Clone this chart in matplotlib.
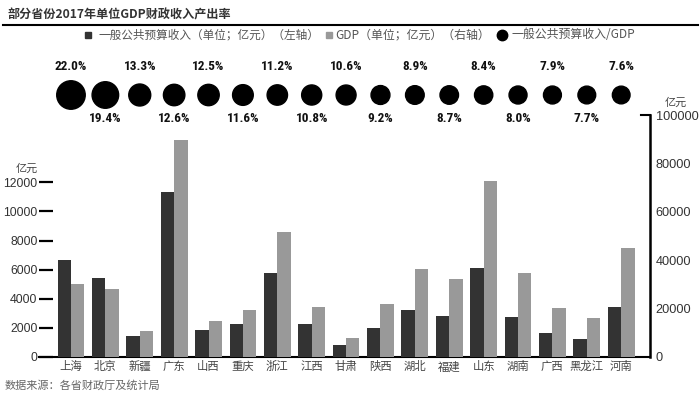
import matplotlib
matplotlib.use("Agg")
import matplotlib.pyplot as plt
import matplotlib.transforms as mtransforms
from matplotlib import font_manager
import numpy as np

plt.rcParams['font.family'] = ['Noto Sans CJK SC', 'DejaVu Sans']

# data
provinces = ['上海', '北京', '新疆', '广东', '山西', '重庆', '浙江', '江西', '甘肃',
             '陕西', '湖北', '福建', '山东', '湖南', '广西', '黑龙江', '河南']
revenue = [6642, 5431, 1466, 11315, 1867, 2252, 5804, 2247, 816,
           2007, 3248, 2809, 6098, 2757, 1615, 1243, 3407]
gdp = [30133, 28015, 10920, 89879, 14974, 19425, 51768, 20818, 7677,
       21899, 36523, 32298, 72678, 34591, 20396, 16200, 44988]
ratio = [22.0, 19.4, 13.3, 12.6, 12.5, 11.6, 11.2, 10.8, 10.6,
         9.2, 8.9, 8.7, 8.4, 8.0, 7.9, 7.7, 7.6]
left_ticks = [0, 2000, 4000, 6000, 8000, 10000, 12000]
right_ticks = [0, 20000, 40000, 60000, 80000, 100000]

dark = '#333333'
light = '#999999'

# narrow bold face for the percent labels, if one is installed
names = set(f.name for f in font_manager.fontManager.ttflist)
narrow = None
for cand in ['Liberation Sans Narrow', 'Roboto Condensed', 'Open Sans Condensed']:
    if cand in names:
        narrow = cand
        break

fig = plt.figure(figsize=(7, 3.97), dpi=100)
ax = fig.add_axes([0.0557, 0.1008, 0.873, 0.6095])
ax2 = ax.twinx()

x = np.arange(len(provinces))
w = 0.39
ax.bar(x - w / 2, revenue, w, color=dark, zorder=3)
ax2.bar(x + w / 2, gdp, w, color=light, zorder=3)

ax.set_xlim(-0.93, 16.84)
ax.set_ylim(0, 16630)
ax2.set_ylim(0, 100000)

ax.set_yticks(left_ticks)
ax.set_yticklabels([str(t) for t in left_ticks], family='Liberation Sans', fontsize=8.8, color='#333333')
ax.tick_params(axis='y', direction='in', length=10, width=1.6, color='black', pad=1)
ax2.set_yticks(right_ticks)
ax2.set_yticklabels([str(t) for t in right_ticks], family='Liberation Sans', fontsize=9.2, color='#333333')
ax2.tick_params(axis='y', length=0, pad=4)
ax2.plot([0.985, 1.0], [1, 1], transform=ax2.transAxes, color='black', lw=1.5, clip_on=False)

ax.set_xticks(x)
ax.set_xticklabels(provinces, fontsize=8.2, color='#444444')
ax.tick_params(axis='x', length=0, pad=3)

for a in (ax, ax2):
    a.spines['top'].set_visible(False)
    a.spines['left'].set_visible(False)
    a.spines['right'].set_visible(False)
    a.spines['bottom'].set_linewidth(1.5)
ax2.spines['right'].set_visible(True)
ax2.spines['right'].set_linewidth(1.8)
ax2.spines['bottom'].set_visible(False)

fig.text(37.5 / 700, 1 - 169 / 397, '亿元', ha='right', va='center', fontsize=8, color='#444444')
fig.text(676 / 700, 1 - 103 / 397, '亿元', ha='center', va='center', fontsize=8, color='#444444')

# bubble row above the bars
trans = mtransforms.blended_transform_factory(ax.transData, fig.transFigure)
sizes = [((12 + 0.75 * r) * 0.72) ** 2 for r in ratio]
ax.scatter(x, [1 - 95 / 397] * len(x), s=sizes, color='black', transform=trans, clip_on=False, zorder=5)
for i, r in enumerate(ratio):
    yy = 1 - 66 / 397 if i % 2 == 0 else 1 - 118 / 397
    if narrow:
        ax.text(x[i], yy, '%.1f%%' % r, transform=trans, ha='center', va='center',
                family=narrow, fontweight='bold', fontsize=9.5, color='#111111')
    else:
        ax.text(x[i], yy, '%.1f%%' % r, transform=trans, ha='center', va='center',
                family='DejaVu Sans', fontweight='bold', fontstretch='condensed',
                fontsize=8.5, color='#111111')

# title and rule
fig.text(8 / 700, 1 - 15 / 397, '部分省份2017年单位GDP财政收入产出率', ha='left', va='center',
         fontsize=8.7, fontweight='bold', color='#333333')
fig.add_artist(plt.Line2D([3 / 700, 698 / 700], [1 - 25 / 397] * 2, color='black', lw=1.5))

# legend
ly = 1 - 35 / 397
fig.add_artist(plt.Line2D([88 / 700], [ly], marker='s', markersize=5, color=dark, lw=0))
fig.text(98 / 700, ly, '一般公共预算收入（单位；亿元）（左轴）', ha='left', va='center', fontsize=8.4, color='#555555')
fig.add_artist(plt.Line2D([329 / 700], [ly], marker='s', markersize=5, color=light, lw=0))
fig.text(335 / 700, ly, 'GDP（单位；亿元）（右轴）', ha='left', va='center', fontsize=8.6, color='#555555')
fig.add_artist(plt.Line2D([502 / 700], [ly], marker='o', markersize=7.5, color='black', lw=0))
fig.text(512 / 700, ly, '一般公共预算收入/GDP', ha='left', va='center', fontsize=8.6, color='#555555')

fig.text(5 / 700, 1 - 385 / 397, '数据来源：各省财政厅及统计局', ha='left', va='center', fontsize=8, color='#666666')

fig.savefig('out.png', dpi=100)
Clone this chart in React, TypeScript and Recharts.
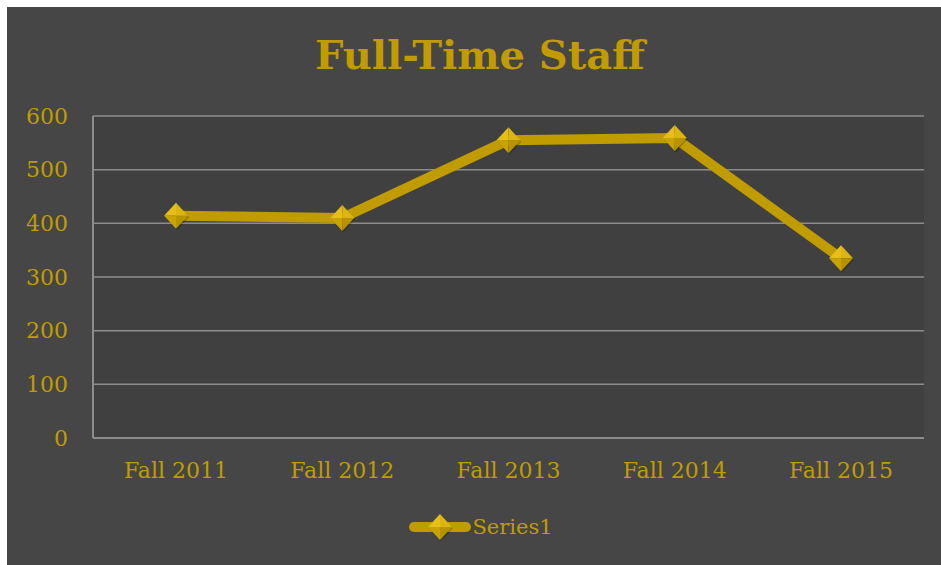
import React from 'react';
import { LineChart, Line, XAxis, YAxis, CartesianGrid, Legend } from 'recharts';

const categories = ['Fall 2011', 'Fall 2012', 'Fall 2013', 'Fall 2014', 'Fall 2015'];
const series1 = [414, 410, 555, 559, 335];
const yTicks = [0, 100, 200, 300, 400, 500, 600];
const seriesName = 'Series1';
const chartTitle = 'Full-Time Staff';

const data = categories.map((c, i) => ({ name: c, Series1: series1[i] }));

const GOLD = '#C09C00';
const FONT = '"DejaVu Serif", serif';

const Diamond = (props: any) => {
  const { cx, cy } = props;
  if (cx == null || cy == null) return null;
  const w = 12, h = 13;
  return (
    <g>
      <polygon points={`${cx + 1},${cy - h + 1.5} ${cx + w + 1},${cy + 1.5} ${cx + 1},${cy + h + 1.5} ${cx - w + 1},${cy + 1.5}`} fill="rgba(0,0,0,0.2)" />
      <polygon points={`${cx},${cy - h} ${cx - w},${cy} ${cx},${cy}`} fill="#E6BE18" />
      <polygon points={`${cx},${cy - h} ${cx + w},${cy} ${cx},${cy}`} fill="#DDB512" />
      <polygon points={`${cx - w},${cy} ${cx},${cy + h} ${cx},${cy}`} fill="#C9A300" />
      <polygon points={`${cx + w},${cy} ${cx},${cy + h} ${cx},${cy}`} fill="#B79300" />
    </g>
  );
};

const LegendContent = () => (
  <div style={{ height: 30, display: 'flex', justifyContent: 'center', alignItems: 'center', paddingLeft: 30 }}>
    <svg width={64} height={30}>
      <line x1={6} y1={15} x2={58} y2={15} stroke={GOLD} strokeWidth={10} strokeLinecap="round" />
      <Diamond cx={32} cy={15} />
    </svg>
    <span style={{ fontFamily: FONT, fontSize: 21, color: GOLD }}>{seriesName}</span>
  </div>
);

export default function App() {
  return (
    <div style={{ position: 'absolute', left: 7, top: 7, width: 934, height: 558, background: '#464646' }}>
      <div
        style={{
          position: 'absolute',
          left: 0,
          width: 946,
          top: 24,
          textAlign: 'center',
          fontFamily: FONT,
          fontWeight: 'bold',
          fontSize: 40,
          color: '#C29B00',
          lineHeight: '48px',
        }}
      >
        {chartTitle}
      </div>
      <LineChart width={934} height={558} data={data} margin={{ top: 109, right: 17, left: 0, bottom: 23 }}>
        <CartesianGrid vertical={false} stroke="#8c8c8c" strokeWidth={1.5} fill="#404040" />
        <XAxis
          dataKey="name"
          type="category"
          padding={{ left: 83, right: 83 }}
          axisLine={{ stroke: '#8c8c8c', strokeWidth: 2 }}
          tickLine={false}
          tickMargin={18}
          height={74}
          tick={{ fill: GOLD, fontSize: 22, fontFamily: FONT }}
        />
        <YAxis
          width={86}
          domain={[0, 600]}
          ticks={yTicks}
          axisLine={{ stroke: '#8c8c8c', strokeWidth: 2 }}
          tickLine={false}
          tickMargin={19}
          tick={{ fill: GOLD, fontSize: 22, fontFamily: FONT }}
        />
        <Legend verticalAlign="bottom" height={30} content={<LegendContent />} />
        <Line
          type="linear"
          dataKey="Series1"
          name={seriesName}
          stroke={GOLD}
          strokeWidth={10}
          strokeLinejoin="round"
          dot={<Diamond />}
          activeDot={false}
          isAnimationActive={false}
        />
      </LineChart>
    </div>
  );
}
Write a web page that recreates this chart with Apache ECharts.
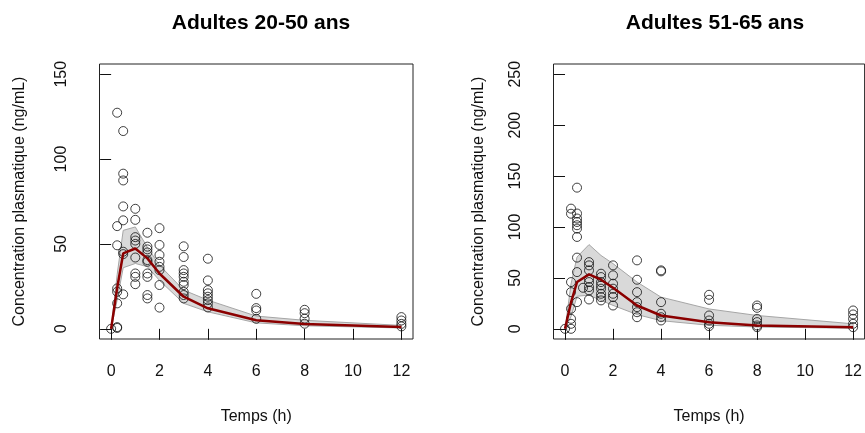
<!DOCTYPE html>
<html>
<head>
<meta charset="utf-8">
<script src="https://cdn.jsdelivr.net/npm/echarts@6/dist/echarts.min.js"></script>
<style>
html,body{margin:0;padding:0;background:#fff;}
#chart{width:865px;height:433px;}
</style>
</head>
<body>
<div id="chart"></div>
<script>
// ---------- DATA ----------
const panelTitles = ['Adultes 20-50 ans', 'Adultes 51-65 ans'];
const xAxisTitle = 'Temps (h)';
const yAxisTitle = 'Concentration plasmatique (ng/mL)';
const xTicks = [0, 2, 4, 6, 8, 10, 12];
const yTicksLeft = [0, 50, 100, 150];
const yTicksRight = [0, 50, 100, 150, 200, 250];

// Observations, adults 20-50 (time h, concentration ng/mL)
const obsTime20 = [
  0, 0.25, 0.25,
  0.25, 0.25, 0.25, 0.25, 0.25, 0.25,
  0.5, 0.5, 0.5, 0.5, 0.5, 0.5, 0.5, 0.5,
  1, 1, 1, 1, 1, 1, 1, 1, 1,
  1.5, 1.5, 1.5, 1.5, 1.5, 1.5, 1.5, 1.5, 1.5, 1.5,
  2, 2, 2, 2, 2, 2, 2, 2,
  3, 3, 3, 3, 3, 3, 3, 3, 3, 3,
  4, 4, 4, 4, 4, 4, 4, 4,
  6, 6, 6, 6,
  8, 8, 8, 8,
  12, 12, 12, 12
];
const obsConc20 = [
  0, 1, 0.5,
  127.3, 60.5, 49.2, 23.8, 21.8, 15,
  116.5, 91.4, 87.4, 72.1, 63.9, 45.4, 44, 20.3,
  70.7, 64.2, 54, 52, 50, 42, 32.6, 30.6, 26.3,
  56.6, 48.4, 46.8, 45, 40.5, 39.5, 32.6, 30.6, 19.9, 17.9,
  59.3, 49.4, 43.5, 39.5, 36.5, 34.6, 25.8, 12.5,
  48.6, 42.3, 34.6, 32.6, 30.6, 27.7, 25.8, 21.8, 19.9, 17.9,
  41.3, 28.5, 22.8, 20.9, 18.9, 16.9, 15, 12.6,
  20.6, 12.2, 10.8, 5.9,
  11.2, 9.2, 6, 3,
  6.9, 4.9, 2.9, 1.4
];

// Observations, adults 51-65
const obsTime51 = [
  0,
  0.25, 0.25, 0.25, 0.25, 0.25, 0.25, 0.25, 0.25,
  0.5, 0.5, 0.5, 0.5, 0.5, 0.5, 0.5, 0.5, 0.5, 0.5,
  0.75,
  1, 1, 1, 1, 1, 1, 1, 1,
  1.5, 1.5, 1.5, 1.5, 1.5, 1.5, 1.5, 1.5,
  2, 2, 2, 2, 2, 2, 2,
  3, 3, 3, 3, 3, 3, 3,
  4, 4, 4, 4, 4, 4,
  6, 6, 6, 6, 6, 6,
  8, 8, 8, 8, 8, 8,
  12, 12, 12, 12, 12
];
const obsConc51 = [
  0,
  118, 113, 45.9, 36, 19.7, 9.8, 4.9, 0,
  138.6, 113.2, 108.3, 104.9, 101.7, 98.4, 90.2, 69.9, 55.7, 26.2,
  40.3,
  65.5, 62.3, 57.4, 49.2, 45.9, 41, 37.7, 28.8,
  54.1, 50.8, 45.9, 42.6, 39.4, 34.4, 31.1, 27.9,
  62.3, 52.5, 44.3, 39.4, 34.4, 31.1, 22.9,
  67.2, 48.2, 36, 26.2, 21.3, 16.3, 11.4,
  57.4, 56.4, 26.2, 14.8, 11.4, 8.2,
  33.4, 28.5, 13.1, 8.2, 4.9, 2.6,
  22.9, 20.6, 9.8, 6.6, 3.3, 1.6,
  18, 14.1, 9.8, 4.9, 1.6
];

// Predicted median and prediction interval
const predTime = [0, 0.25, 0.5, 1, 1.5, 2, 3, 4, 6, 8, 12];
const median20 = [0, 24, 44.4, 47.3, 41.5, 32.6, 18.9, 12.1, 5, 2.9, 1];
const lower20  = [0, 17, 36, 38.5, 36.6, 28.5, 15, 10, 3.5, 1.8, 0.5];
const upper20  = [0, 32, 58, 60, 48, 37.5, 22.8, 16.9, 7.5, 5, 2];
const median51 = [0, 26, 45.9, 53.4, 48.2, 40.3, 22.9, 13.1, 6.5, 3.2, 1.6];
const lower51  = [0, 12, 32, 33, 28, 23, 14, 8, 3.5, 1.8, 0.6];
const upper51  = [0, 44, 70.5, 82.7, 72, 64, 45.9, 31.1, 19.5, 13.1, 4.9];

// ---------- CHART ----------
const FONT = '"Liberation Sans", Arial, Helvetica, sans-serif';
const chart = echarts.init(document.getElementById('chart'), null, {renderer: 'canvas'});

function zip(a, b) { return a.map((v, i) => [v, b[i]]); }

function bandSeries(idx, lower, upper) {
  return {
    type: 'custom',
    xAxisIndex: idx, yAxisIndex: idx,
    data: [[predTime[0], lower[0]]],
    silent: true,
    z: 1,
    renderItem: function (params, api) {
      const pts = [];
      for (let i = 0; i < predTime.length; i++) pts.push(api.coord([predTime[i], upper[i]]));
      for (let i = predTime.length - 1; i >= 0; i--) pts.push(api.coord([predTime[i], lower[i]]));
      return {
        type: 'polygon',
        shape: {points: pts},
        style: {fill: '#d9d9d9', stroke: '#a6a6a6', lineWidth: 1}
      };
    }
  };
}

function scatterSeries(idx, t, c) {
  return {
    type: 'scatter', xAxisIndex: idx, yAxisIndex: idx,
    data: zip(t, c),
    symbol: 'circle', symbolSize: 9,
    itemStyle: {color: 'rgba(0,0,0,0)', borderColor: '#111', borderWidth: 1},
    z: 2, silent: true
  };
}

function lineSeries(idx, med) {
  return {
    type: 'line', xAxisIndex: idx, yAxisIndex: idx,
    data: zip(predTime, med),
    showSymbol: false, symbol: 'none',
    lineStyle: {color: '#8b0000', width: 2.5},
    z: 3, silent: true
  };
}

function xAxisCfg(idx) {
  return {
    gridIndex: idx, type: 'value', min: -0.48, max: 12.48,
    axisLine: {show: false},
    axisTick: {show: true, length: 11, customValues: xTicks, lineStyle: {color: '#111', width: 1}},
    axisLabel: {customValues: xTicks, margin: 25, fontSize: 16, color: '#111', fontFamily: FONT},
    splitLine: {show: false},
    name: xAxisTitle, nameLocation: 'middle', nameGap: 70,
    nameTextStyle: {fontSize: 16, color: '#111', fontFamily: FONT}
  };
}

function yAxisCfg(idx, min, max, ticks, gap) {
  return {
    gridIndex: idx, type: 'value', min: min, max: max,
    axisLine: {show: false},
    axisTick: {show: true, length: 11, customValues: ticks, lineStyle: {color: '#111', width: 1}},
    axisLabel: {customValues: ticks, rotate: 90, margin: 30, fontSize: 16, color: '#111', fontFamily: FONT},
    splitLine: {show: false},
    name: yAxisTitle, nameLocation: 'middle', nameRotate: 90, nameGap: gap,
    nameTextStyle: {fontSize: 16, color: '#111', fontFamily: FONT}
  };
}

chart.setOption({
  animation: false,
  backgroundColor: '#fff',
  title: [
    {text: panelTitles[0], left: 256, top: 8, textAlign: 'center',
     textStyle: {fontSize: 21, fontWeight: 'bold', color: '#000', fontFamily: FONT}},
    {text: panelTitles[1], left: 710, top: 8, textAlign: 'center',
     textStyle: {fontSize: 21, fontWeight: 'bold', color: '#000', fontFamily: FONT}}
  ],
  grid: [
    {left: 99.5, top: 64, width: 313.5, height: 275, show: true, borderColor: '#222', borderWidth: 1, backgroundColor: 'transparent'},
    {left: 553.5, top: 64, width: 314, height: 275, show: true, borderColor: '#222', borderWidth: 1, backgroundColor: 'transparent'}
  ],
  xAxis: [xAxisCfg(0), xAxisCfg(1)],
  yAxis: [yAxisCfg(0, -6, 156, yTicksLeft, 72), yAxisCfg(1, -10, 260, yTicksRight, 67)],
  series: [
    bandSeries(0, lower20, upper20),
    scatterSeries(0, obsTime20, obsConc20),
    lineSeries(0, median20),
    bandSeries(1, lower51, upper51),
    scatterSeries(1, obsTime51, obsConc51),
    lineSeries(1, median51)
  ]
});
</script>
</body>
</html>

[AIM OF THE EXERCISE]
Extract the lines exactly, please: the first line of the listing, the line with "ax2 = ax.twinx()", and every line between them, but no pictures.

[REPLY]
Clone this chart in matplotlib.
import matplotlib
matplotlib.use("Agg")
import matplotlib.pyplot as plt
import matplotlib.transforms as mtransforms
from matplotlib import font_manager
import numpy as np

plt.rcParams['font.family'] = ['Noto Sans CJK SC', 'DejaVu Sans']

# data
provinces = ['上海', '北京', '新疆', '广东', '山西', '重庆', '浙江', '江西', '甘肃',
             '陕西', '湖北', '福建', '山东', '湖南', '广西', '黑龙江', '河南']
revenue = [6642, 5431, 1466, 11315, 1867, 2252, 5804, 2247, 816,
           2007, 3248, 2809, 6098, 2757, 1615, 1243, 3407]
gdp = [30133, 28015, 10920, 89879, 14974, 19425, 51768, 20818, 7677,
       21899, 36523, 32298, 72678, 34591, 20396, 16200, 44988]
ratio = [22.0, 19.4, 13.3, 12.6, 12.5, 11.6, 11.2, 10.8, 10.6,
         9.2, 8.9, 8.7, 8.4, 8.0, 7.9, 7.7, 7.6]
left_ticks = [0, 2000, 4000, 6000, 8000, 10000, 12000]
right_ticks = [0, 20000, 40000, 60000, 80000, 100000]

dark = '#333333'
light = '#999999'

# narrow bold face for the percent labels, if one is installed
names = set(f.name for f in font_manager.fontManager.ttflist)
narrow = None
for cand in ['Liberation Sans Narrow', 'Roboto Condensed', 'Open Sans Condensed']:
    if cand in names:
        narrow = cand
        break

fig = plt.figure(figsize=(7, 3.97), dpi=100)
ax = fig.add_axes([0.0557, 0.1008, 0.873, 0.6095])
ax2 = ax.twinx()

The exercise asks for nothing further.